Classification and motion estimation algorithms create a plug-and-play vocabulary for robot control and teaching. Supervised learning pipelines detect directional gestures from muscle signals via electromyography (EMG), and unsupervised learning pipelines expand the vocabulary without requiring data collection. Classifiers also detect error judgments in brain signals via electroencephalography (EEG). Continuous motions are detected in two ways. Arm or walking trajectories are estimated from an inertial measurement unit (IMU) by leveraging in-task EMG-based gestures that demarcate stationary waypoints; the paths are then refined in an apprenticeship phase using gestures. Hand heights during lifting tasks are also estimated using EMG.

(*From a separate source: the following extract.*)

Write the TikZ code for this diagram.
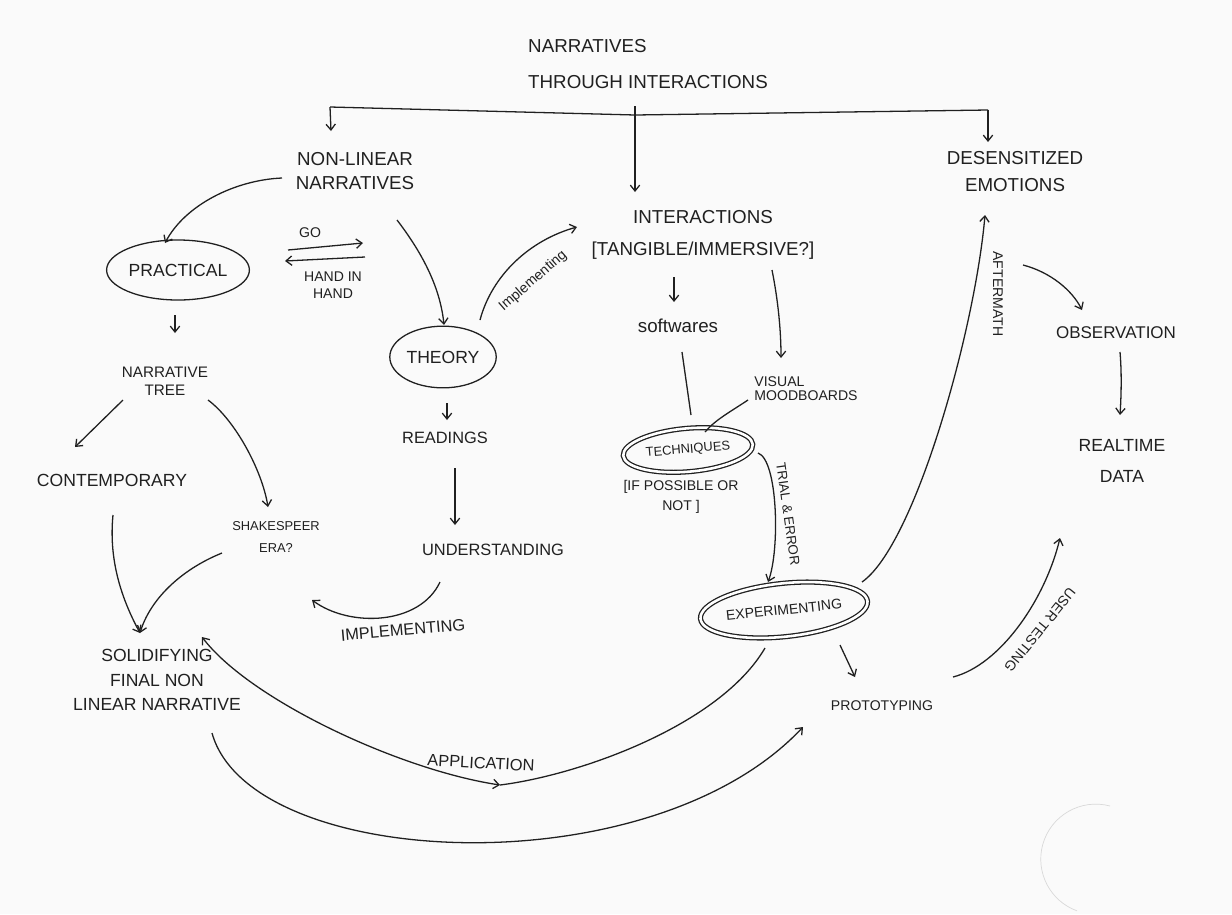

Two frameworks for learning by demonstration build on these foundations. A generalization algorithm uses a single example trajectory and a constraint library to synthesize trajectories with similar behaviors in new task configurations. Alternatively, for tasks where the robot can autonomously explore behaviors, an apprenticeship framework augments self-supervision with intermittent demonstrations.
Systems use and evaluate these algorithms with three interaction paradigms. Subjects supervise and teleoperate robot minions that perform object selection or navigation in mock safety-critical or inaccessible settings. Robot sidekicks collaborate with users to jointly lift objects and perform assemblies. Finally, robot apprentices generalize cable-routing trajectories or grasping orientations from few human demonstrations. Experiments with each system evaluate classification or motion estimation performance and user interface efficacy.